Marvel’s 1940s superhero, the Vision, could be as grimly efficient as DC’s Spectre when it came to executing evildoers.
For example, in Marvel Mystery Comics 17 (March 1941), the cackling racketeer Vince Garone is murdering truckers in a bid to take over the industry.
“The suckers!” Garone boasts. “I’ll have the whole bunch crying to sell their outfits before I’m through with ’em. I’ll show ’em there’s only one big shot in this racket!”
Enter the Vision through a cloud of smoke (good superheroes always require a flashy, stylish method of transportation).
The Vision engineers an attack on Garone’s headquarters by independent truckers, prompting Garone to flee through a secret exit to a car in which he can escape.

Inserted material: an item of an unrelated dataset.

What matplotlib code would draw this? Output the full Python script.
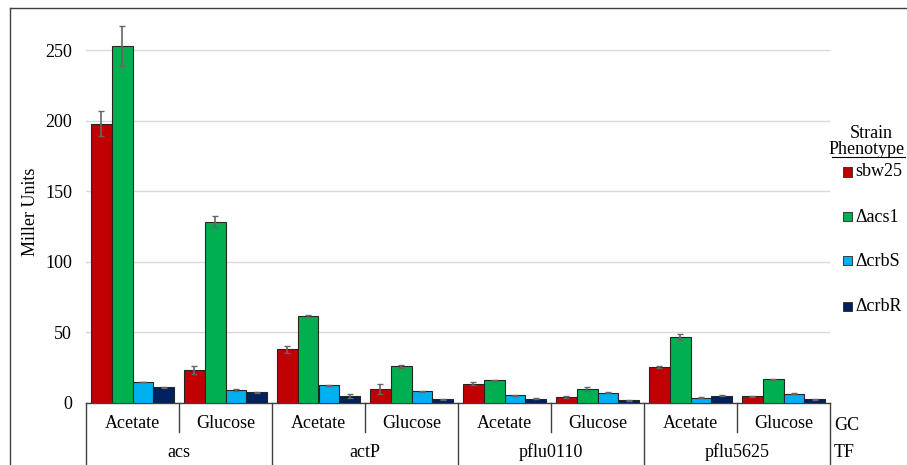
import matplotlib
matplotlib.use('Agg')
import matplotlib.pyplot as plt
from matplotlib.patches import Rectangle
from matplotlib.lines import Line2D
import numpy as np

plt.rcParams['font.family'] = ['Liberation Serif', 'DejaVu Serif']
plt.rcParams['font.size'] = 13

tf_names = ['acs', 'actP', 'pflu0110', 'pflu5625']
gc_names = ['Acetate', 'Glucose']
strains = ['sbw25', '\u0394acs1', '\u0394crbS', '\u0394crbR']
colors = ['#C00000', '#00B050', '#00B0F0', '#002060']

# values per GC group (acs-Ace, acs-Glu, actP-Ace, actP-Glu, pflu0110-Ace, pflu0110-Glu, pflu5625-Ace, pflu5625-Glu)
sbw25 = [198, 23.2, 37.9, 9.7, 13.5, 4.0, 25.3, 4.5]
acs1 = [253, 128.4, 61.5, 25.8, 15.9, 9.5, 46.8, 16.6]
crbS = [14.7, 8.8, 12.3, 8.1, 5.2, 7.1, 3.5, 6.4]
crbR = [10.9, 7.4, 5.0, 2.4, 2.8, 1.7, 5.0, 2.4]

sbw25_err = [9, 3, 2.5, 3.3, 1, 0.4, 1, 0.4]
acs1_err = [14, 4, 0.5, 1, 0.4, 1.5, 2, 0.4]
crbS_err = [0.3, 0.8, 0.3, 0.3, 0.3, 0.3, 0.3, 0.3]
crbR_err = [0.5, 0.5, 1.5, 0.3, 0.3, 0.4, 0.5, 0.4]

series = [sbw25, acs1, crbS, crbR]
errors = [sbw25_err, acs1_err, crbS_err, crbR_err]

W, H = 907, 465
fig = plt.figure(figsize=(W / 100, H / 100), dpi=100)

x0, x1 = 86, 830
ytop, ybot = 20, 402.7
ax = fig.add_axes([x0 / W, (H - ybot) / H, (x1 - x0) / W, (ybot - ytop) / H])

n = len(sbw25)
x = np.arange(n)
bw = 0.2258
for i, (vals, errs) in enumerate(zip(series, errors)):
    pos = x + (i - 1.5) * bw
    ax.bar(pos, vals, width=bw, color=colors[i], edgecolor='#262626', linewidth=0.8, zorder=3)
    ax.errorbar(pos, vals, yerr=errs, fmt='none', ecolor='#666666', elinewidth=1.2,
                capsize=2.5, capthick=1, zorder=4)

ax.set_xlim(-0.5, n - 0.5)
ax.set_ylim(0, (ybot - ytop) / 1.4096)
ax.set_yticks([0, 50, 100, 150, 200, 250])
ax.yaxis.grid(True, color='#d9d9d9', linewidth=1, zorder=0)
ax.tick_params(axis='y', length=0, pad=10, labelsize=13)
ax.set_xticks([])
for s in ['top', 'right', 'left']:
    ax.spines[s].set_visible(False)
ax.spines['bottom'].set_color('#404040')
ax.spines['bottom'].set_linewidth(1)
ax.set_ylabel('Miller Units', fontsize=13)
ax.yaxis.set_label_coords((39 - x0) / (x1 - x0), 0.5)

# multi-level category axis
tr = ax.get_xaxis_transform()
ah = ybot - ytop
def yfrac(py):
    return (ybot - py) / ah

for k in range(n):
    ax.text(k, yfrac(423), gc_names[k % 2], ha='center', va='center', transform=tr, fontsize=13)
    if k % 2 == 0:
        ax.add_line(Line2D([k + 0.5, k + 0.5], [0, yfrac(432)], transform=tr, color='#404040',
                           linewidth=1, clip_on=False))
for j, name in enumerate(tf_names):
    ax.text(2 * j + 0.5, yfrac(452), name, ha='center', va='center', transform=tr, fontsize=13)
for b in [-0.5, 1.5, 3.5, 5.5, 7.5]:
    ax.add_line(Line2D([b, b], [0, yfrac(470)], transform=tr, color='#404040',
                       linewidth=1, clip_on=False))

fig.text(834 / W, 1 - 425 / H, 'GC', ha='left', va='center', fontsize=13)
fig.text(834 / W, 1 - 452 / H, 'TF', ha='left', va='center', fontsize=13)

# legend
fig.text(871 / W, 1 - 134 / H, 'Strain', ha='center', va='center', fontsize=13)
fig.text(905 / W, 1 - 150 / H, 'Phenotype', ha='right', va='center', fontsize=13)
fig.add_artist(Line2D([832 / W, 905 / W], [1 - 157 / H, 1 - 157 / H], color='black', linewidth=0.8))
leg_y = [172, 217, 261, 306]
for c, lab, py in zip(colors, strains, leg_y):
    fig.add_artist(Rectangle((843 / W, 1 - (py + 4.5) / H), 9 / W, 9 / H, facecolor=c,
                             edgecolor='#262626', linewidth=0.6))
    fig.text(855 / W, 1 - py / H, lab, ha='left', va='center', fontsize=13)

# outer frame (cropped)
fig.add_artist(Line2D([10 / W, 10 / W], [0, 1 - 8 / H], color='#404040', linewidth=1))
fig.add_artist(Line2D([10 / W, 1], [1 - 8 / H, 1 - 8 / H], color='#404040', linewidth=1))

fig.savefig('out.png', dpi=100)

But the superhero is in hot pursuit in a red roadster he’s acquired from somewhere, with his cape streaming in the wind. The Vision forces Garone off a cliff by startling him with the image of a gigantic pair of staring eyes with death’s head pupils — very much a Spectre move.
Watching the smoking wreckage, the Vision declares, “It was only just that Vince Garone share the same fate as his victims.”
Although one is an extra-dimensional being and the other a ghost, both the Vision and the Spectre fall into the category of “spirit of vengeance” superheroes.
“The body count of early Spectre stories was high, but the house style at DC soon changed, and the grim character softened much over the next few years,” noted The Jack Kirby Collector. ‘” If (Joe) Simon and (Jack) Kirby had seen and talked about the Spectre strip before creating The Vision, then they distilled the best the DC feature had to offer, and added their own power and style to the mix.”